#### Short problem
Extract all lines containing "this".

(Plotting code records)
++++++
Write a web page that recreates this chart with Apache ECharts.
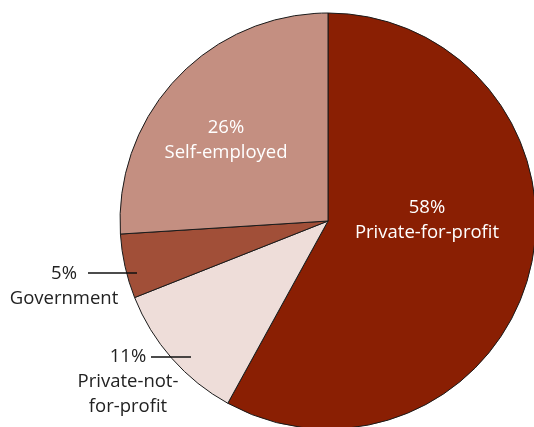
<!DOCTYPE html>
<html>
<head>
<meta charset="utf-8">
<script src="https://cdn.jsdelivr.net/npm/echarts@6/dist/echarts.min.js"></script>
<style>
  html, body { margin: 0; padding: 0; background: #fff; }
  #chart { width: 534px; height: 427px; }
</style>
</head>
<body>
<div id="chart"></div>
<script>
// slice order is clockwise from 12 o'clock
const categories = ['Private-for-profit', 'Private-not-\nfor-profit', 'Government', 'Self-employed'];
const shares = [58, 11, 5, 26];
const colors = ['#8A1F03', '#EEDDD9', '#A14F38', '#C48F81'];

// label anchors (px) and leader lines
const labelPos = [
  { x: 427, y: 220 },
  { x: 128, y: 382, line: [[151, 357], [191, 357]] },
  { x: 64, y: 286, line: [[88, 273], [137, 273]] },
  { x: 226, y: 140 }
];
const insideLabel = [true, false, false, true];

const chart = echarts.init(document.getElementById('chart'));

const option = {
  animation: false,
  // leader lines sit above the sectors, so draw them as graphics
  graphic: labelPos.filter(p => p.line).map(p => ({
    type: 'line',
    z: 100,
    shape: { x1: p.line[0][0], y1: p.line[0][1], x2: p.line[1][0], y2: p.line[1][1] },
    style: { stroke: '#111', lineWidth: 1.6 }
  })),
  series: [
    {
      type: 'pie',
      center: [328, 221],
      radius: 208,
      startAngle: 90,
      clockwise: true,
      avoidLabelOverlap: false,
      itemStyle: { borderColor: '#1a1a1a', borderWidth: 1 },
      emphasis: { disabled: true },
      label: {
        formatter: '{c}%\n{b}',
        fontFamily: 'Open Sans',
        fontSize: 18.5,
        lineHeight: 25,
        align: 'center'
      },
      labelLine: { show: false },
      labelLayout: function (p) {
        const pos = labelPos[p.dataIndex];
        return { x: pos.x, y: pos.y, align: 'center', verticalAlign: 'middle' };
      },
      data: categories.map((name, i) => ({
        name: name,
        value: shares[i],
        itemStyle: { color: colors[i] },
        label: { color: insideLabel[i] ? '#fff' : '#222' }
      }))
    }
  ]
};

chart.setOption(option);
</script>
</body>
</html>
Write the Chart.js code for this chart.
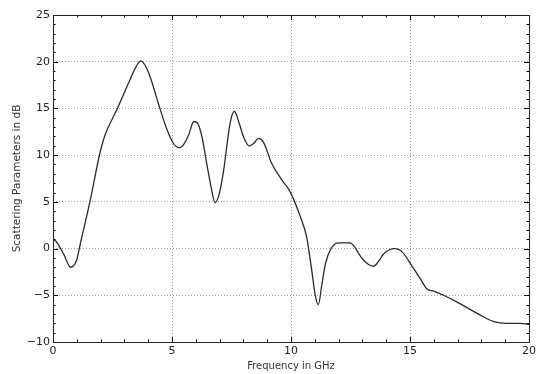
<!DOCTYPE html>
<html>
<head>
<meta charset="utf-8">
<script src="https://cdn.jsdelivr.net/npm/chart.js@4"></script>
<style>
  html, body { margin: 0; padding: 0; background: #fff; }
  #wrap { width: 537px; height: 374px; }
</style>
</head>
<body>
<div id="wrap"><canvas id="chart"></canvas></div>
<script>
// frequency samples (GHz) and S-parameter values (dB)
const freqGHz = [0, 0.15, 0.45, 0.74, 1.0, 1.13, 1.55, 1.97, 2.18, 2.67, 3.17, 3.5, 3.68, 3.85, 4.08, 4.43, 4.78, 5.05, 5.3, 5.45, 5.69, 5.92, 6.1, 6.28, 6.46, 6.65, 6.81, 6.98, 7.16, 7.44, 7.62, 7.8, 8.0, 8.24, 8.45, 8.63, 8.84, 9.19, 9.6, 9.96, 10.38, 10.66, 10.87, 11.02, 11.15, 11.3, 11.45, 11.64, 11.99, 12.48, 12.97, 13.2, 13.46, 13.7, 13.88, 14.37, 14.65, 15.14, 15.45, 15.7, 16.05, 16.5, 16.96, 17.45, 17.94, 18.5, 19.06, 19.62, 20];
const sParamDb = [1.0, 0.7, -0.6, -2.0, -1.2, 0.3, 5.0, 10.2, 12.1, 14.8, 17.7, 19.5, 20.1, 19.7, 18.4, 15.5, 12.8, 11.3, 10.8, 11.0, 12.1, 13.6, 13.3, 11.7, 9.1, 6.5, 4.9, 5.8, 8.2, 13.4, 14.7, 13.6, 12.0, 11.0, 11.3, 11.8, 11.4, 9.1, 7.4, 6.1, 3.5, 1.2, -2.3, -5.0, -6.0, -3.8, -1.6, -0.2, 0.6, 0.6, -1.0, -1.6, -1.9, -1.3, -0.6, 0.0, -0.3, -2.1, -3.3, -4.3, -4.6, -5.1, -5.7, -6.4, -7.1, -7.8, -8.0, -8.0, -8.1];
const xTicks = [0, 5, 10, 15, 20];
const yTicks = [-10, -5, 0, 5, 10, 15, 20, 25];

const points = freqGHz.map((f, i) => ({ x: f, y: sParamDb[i] }));
const fontFam = '"DejaVu Sans", sans-serif';

// inward ticks on all four sides plus a full frame, matplotlib style
const frameTicks = {
  id: 'frameTicks',
  afterDraw(chart) {
    const { ctx, chartArea: a, scales } = chart;
    const xs = scales.x, ys = scales.y;
    ctx.save();
    ctx.strokeStyle = '#000';
    ctx.lineWidth = 1;
    const line = (x1, y1, x2, y2) => {
      ctx.beginPath(); ctx.moveTo(x1, y1); ctx.lineTo(x2, y2); ctx.stroke();
    };
    for (let v = 0; v <= 20; v += 1) {
      const px = Math.round(xs.getPixelForValue(v)) + 0.5;
      const len = v % 5 === 0 ? 5 : 2.5;
      line(px, a.bottom, px, a.bottom - len);
      line(px, a.top, px, a.top + len);
    }
    for (let v = -10; v <= 25; v += 1) {
      const py = Math.round(ys.getPixelForValue(v)) + 0.5;
      const len = v % 5 === 0 ? 5 : 2.5;
      line(a.left, py, a.left + len, py);
      line(a.right, py, a.right - len, py);
    }
    ctx.strokeStyle = '#222';
    ctx.strokeRect(Math.round(a.left) + 0.5, Math.round(a.top) + 0.5,
      Math.round(a.right - a.left), Math.round(a.bottom - a.top));
    ctx.restore();
  }
};

new Chart(document.getElementById('chart'), {
  type: 'scatter',
  data: {
    datasets: [{
      data: points,
      showLine: true,
      borderColor: '#2a2a2a',
      borderWidth: 1.3,
      pointRadius: 0,
      cubicInterpolationMode: 'monotone',
      fill: false
    }]
  },
  options: {
    responsive: true,
    maintainAspectRatio: false,
    animation: false,
    layout: { padding: { left: 11, right: 0, top: 15, bottom: 0 } },
    plugins: { legend: { display: false }, tooltip: { enabled: false } },
    scales: {
      x: {
        type: 'linear', min: 0, max: 20,
        afterBuildTicks: s => { s.ticks = xTicks.map(v => ({ value: v })); },
        afterFit: s => { s.height = 32; s.paddingRight = 8; },
        grid: { color: '#a0a0a0', lineWidth: 1, drawTicks: false },
        border: { display: false, dash: [1, 2] },
        ticks: { color: '#222', padding: 3, font: { family: fontFam, size: 11 },
                 callback: v => String(v).replace('-', '\u2212') },
        title: { display: true, text: 'Frequency in GHz', color: '#333', padding: { top: 0, bottom: 2 },
                 font: { family: fontFam, size: 10 } }
      },
      y: {
        type: 'linear', min: -10, max: 25,
        afterBuildTicks: s => { s.ticks = yTicks.map(v => ({ value: v })); },
        afterFit: s => { s.width = 42; },
        grid: { color: '#a0a0a0', lineWidth: 1, drawTicks: false },
        border: { display: false, dash: [1, 2] },
        ticks: { color: '#222', padding: 3, font: { family: fontFam, size: 11 },
                 callback: v => String(v).replace('-', '\u2212') },
        title: { display: true, text: 'Scattering Parameters in dB', color: '#333', padding: { top: 0, bottom: 4 },
                 font: { family: fontFam, size: 10.5 } }
      }
    }
  },
  plugins: [frameTicks]
});
</script>
</body>
</html>
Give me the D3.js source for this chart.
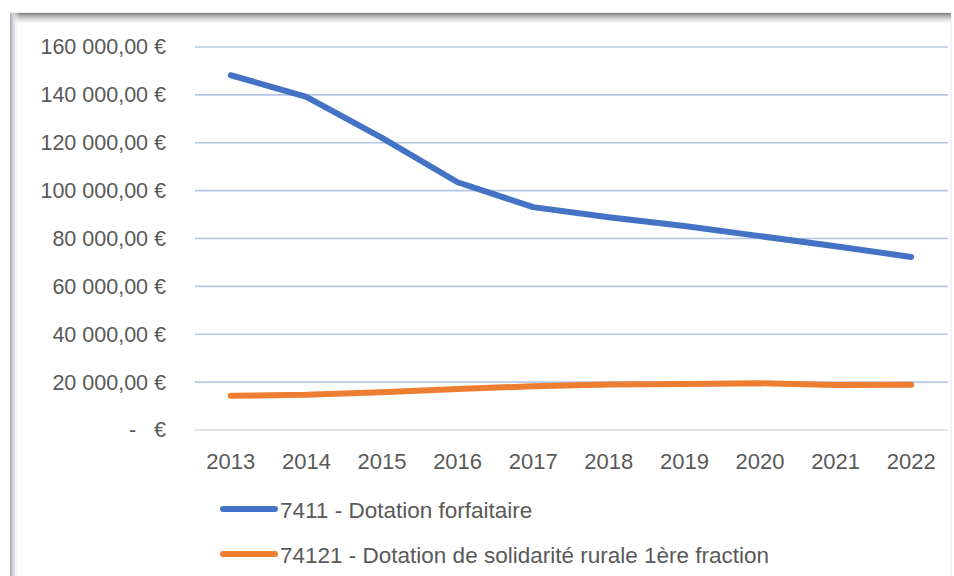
<!DOCTYPE html>
<html>
<head>
<meta charset="utf-8">
<script src="https://cdn.jsdelivr.net/npm/d3@7"></script>
<style>
  html, body { margin: 0; padding: 0; background: #fff; }
  svg text { font-family: "Liberation Sans", Arial, sans-serif; fill: #595959; }
</style>
</head>
<body>
<svg id="chart" width="954" height="576"></svg>
<script>
// data
var years = [2013, 2014, 2015, 2016, 2017, 2018, 2019, 2020, 2021, 2022];
var forfaitaire = [148200, 139200, 122000, 103500, 93100, 88900, 85200, 81000, 76800, 72300];
var solidarite = [14300, 14700, 15800, 17100, 18300, 19000, 19200, 19500, 18800, 18900];
var yTicks = [0, 20000, 40000, 60000, 80000, 100000, 120000, 140000, 160000];
var seriesNames = ["7411 - Dotation forfaitaire", "74121 - Dotation de solidarité rurale 1ère fraction"];
var seriesColors = ["#4472c4", "#ed7d31"];

var svg = d3.select("#chart");

// frame with soft inner shadow, like the pasted Excel chart
var defs = svg.append("defs");
var gTop = defs.append("linearGradient").attr("id", "shTop")
    .attr("x1", 0).attr("y1", 0).attr("x2", 0).attr("y2", 1);
gTop.append("stop").attr("offset", 0).attr("stop-color", "#7f7f7f");
gTop.append("stop").attr("offset", 0.3).attr("stop-color", "#bdbdbd");
gTop.append("stop").attr("offset", 1).attr("stop-color", "#fff").attr("stop-opacity", 0);
var gLeft = defs.append("linearGradient").attr("id", "shLeft")
    .attr("x1", 0).attr("y1", 0).attr("x2", 1).attr("y2", 0);
gLeft.append("stop").attr("offset", 0).attr("stop-color", "#9aa6bd");
gLeft.append("stop").attr("offset", 0.3).attr("stop-color", "#d6d6d6");
gLeft.append("stop").attr("offset", 1).attr("stop-color", "#fff").attr("stop-opacity", 0);

svg.append("rect").attr("x", 11).attr("y", 13).attr("width", 940).attr("height", 570)
    .attr("fill", "#fff").attr("stroke", "#e4e6ea").attr("stroke-width", 1);
svg.append("rect").attr("x", 11).attr("y", 13).attr("width", 940).attr("height", 13)
    .attr("fill", "url(#shTop)");
svg.append("rect").attr("x", 10).attr("y", 13).attr("width", 10).attr("height", 570)
    .attr("fill", "url(#shLeft)");

var x = d3.scaleBand().domain(years).range([193, 949]);
var y = d3.scaleLinear().domain([0, 160000]).range([430, 47]);
var cx = function(d) { return x(d) + x.bandwidth() / 2; };

// gridlines
svg.append("g").selectAll("line")
    .data(yTicks)
    .enter().append("line")
      .attr("x1", 195).attr("x2", 948)
      .attr("y1", function(d) { return y(d); })
      .attr("y2", function(d) { return y(d); })
      .attr("stroke", function(d) { return d === 0 ? "#d9d9d9" : "#b4c7e7"; })
      .attr("stroke-width", 1.6);

// y axis labels
var fmt = function(d) {
  if (d === 0) return "-\u00a0\u00a0\u00a0€";
  return d3.format(",.2f")(d).replace(/,/g, " ").replace(".", ",") + " €";
};
var yAxis = d3.axisLeft(y).tickValues(yTicks).tickFormat(fmt).tickSize(0).tickPadding(0);
var ya = svg.append("g").attr("transform", "translate(166,0)").call(yAxis);
ya.select(".domain").remove();
ya.selectAll("text").attr("font-size", 21.5).attr("font-family", null).attr("fill", null);

// x axis labels
var xAxis = d3.axisBottom(x).tickSize(0).tickPadding(0);
var xa = svg.append("g").attr("transform", "translate(0,453)").call(xAxis);
xa.select(".domain").remove();
xa.selectAll("text").attr("font-size", 22).attr("font-family", null).attr("fill", null);

// lines
var line = d3.line()
    .x(function(d, i) { return cx(years[i]); })
    .y(function(d) { return y(d); });

[forfaitaire, solidarite].forEach(function(s, i) {
  svg.append("path")
      .datum(s)
      .attr("d", line)
      .attr("fill", "none")
      .attr("stroke", seriesColors[i])
      .attr("stroke-width", 6)
      .attr("stroke-linecap", "round")
      .attr("stroke-linejoin", "round");
});

// legend
var leg = svg.append("g").selectAll("g")
    .data(seriesNames)
    .enter().append("g")
      .attr("transform", function(d, i) { return "translate(0," + (509 + i * 45) + ")"; });
leg.append("line")
    .attr("x1", 223).attr("x2", 275)
    .attr("stroke", function(d, i) { return seriesColors[i]; })
    .attr("stroke-width", 6)
    .attr("stroke-linecap", "round");
leg.append("text")
    .attr("x", 280).attr("y", 1)
    .attr("dy", "0.36em")
    .attr("font-size", 22.5)
    .text(function(d) { return d; });
</script>
</body>
</html>
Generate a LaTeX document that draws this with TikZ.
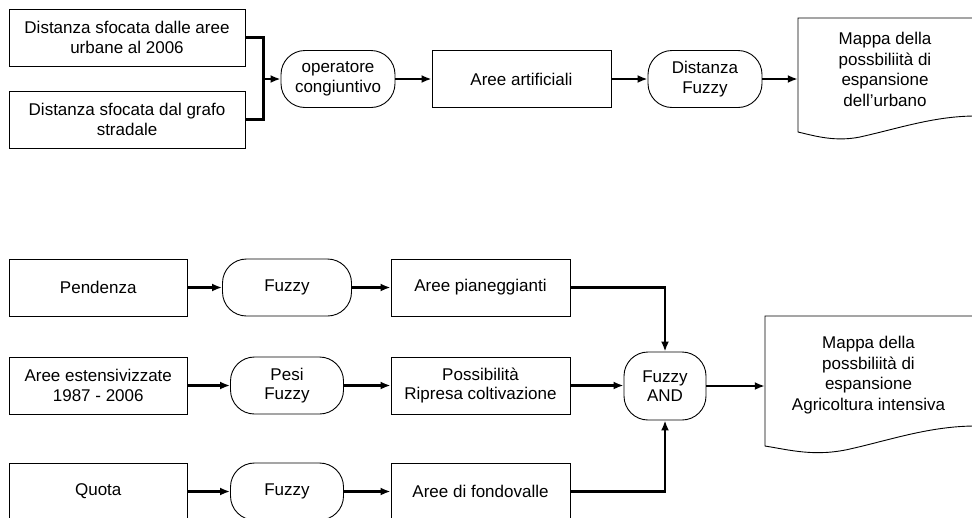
\documentclass[tikz,border=0pt]{standalone}
\usepackage{fontspec}
\setmainfont{Liberation Sans}
\usetikzlibrary{arrows.meta,shapes,calc,positioning}

\begin{document}
\begin{tikzpicture}[x=1pt, y=-1pt,
  txt/.style={font=\fontsize{17}{19.5}\selectfont, align=center, inner sep=0pt},
  box/.style={txt, draw, line width=0.9pt, minimum width=178.5pt, minimum height=57pt},
  rbox/.style={txt, draw, line width=0.9pt, rounded corners=24pt, minimum height=57pt},
  doc/.style={txt, font=\fontsize{17}{20.8}\selectfont},
  arr/.style={-{Latex[length=10pt,width=8pt]}, line width=2.4pt}]

 \useasboundingbox (0,0) rectangle (972,517);

 %top chain
 \node[box, minimum width=236pt] (A1) at (127,37.5) {Distanza sfocata dalle aree\\urbane al 2006};
 \node[box, minimum width=236pt] (A2) at (127,119.5) {Distanza sfocata dal grafo\\stradale};
 \node[rbox, minimum width=114pt] (OP) at (338,79) {operatore\\congiuntivo};
 \node[box, minimum width=179pt] (AA) at (521.5,79) {Aree artificiali};
 \node[rbox, minimum width=114pt] (DF) at (705,79) {Distanza\\Fuzzy};
 \node[doc, minimum width=174pt] (M1) at (885,69.5) {Mappa della\\possbiliità di\\espansione\\dell’urbano};
 \draw[line width=0.9pt] (798,18) -- (976,18) -- (976,116)
    .. controls (935,116) and (900,128) .. (860,137)
    .. controls (835,142) and (815,136) .. (798,132) -- cycle;

 \coordinate (J) at (263,79);
 \draw[line width=3pt] (A1.east) -| (J) |- (A2.east);
 \draw[arr] (J) -- (OP);
 \draw[arr] (OP) -- (AA);
 \draw[arr] (AA) -- (DF);
 \draw[arr] (DF) -- (DF -| M1.west);

 %bottom chain
 \foreach \i/\y/\src/\op/\w/\res in {
    1/287.5/Pendenza/Fuzzy/129/Aree pianeggianti,
    2/385.5/{Aree estensivizzate\\1987 - 2006}/{Pesi\\Fuzzy}/113/{Possibilità\\Ripresa coltivazione},
    3/491.5/Quota/Fuzzy/113/Aree di fondovalle} {
         \node[box] (S\i) at (98.25,\y) {\src};
         \node[rbox, minimum width=\w pt] (F\i) at (287,\y) {\op};
         \node[box, minimum width=179pt] (R\i) at (480.5,\y) {\res};
         \draw[arr] (S\i) -- (F\i);
         \draw[arr] (F\i) -- (R\i);
 }

 \node[rbox, minimum width=82pt, minimum height=68pt] (AND) at (665,386) {Fuzzy\\AND};
 \node[doc, minimum width=207pt] (M2) at (868.5,375) {Mappa della\\possbiliità di\\espansione\\Agricoltura intensiva};
 \draw[line width=0.9pt] (765,316) -- (976,316) -- (976,426)
    .. controls (930,426) and (890,440) .. (850,449)
    .. controls (815,457) and (790,450) .. (765,446) -- cycle;

 \draw[arr] (R1) -| (AND);
 \draw[arr] (R2) -- (R2 -| AND.west);
 \draw[arr] (R3) -| (AND);
 \draw[arr] (AND) -- (AND -| M2.west);

\end{tikzpicture}
\end{document}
++++++
#### Written solution
Write a web page that recreates this chart with Apache ECharts.
Write the Chart.js code for this chart.
Give me the D3.js source for this chart.
Generate a LaTeX document that draws this with TikZ.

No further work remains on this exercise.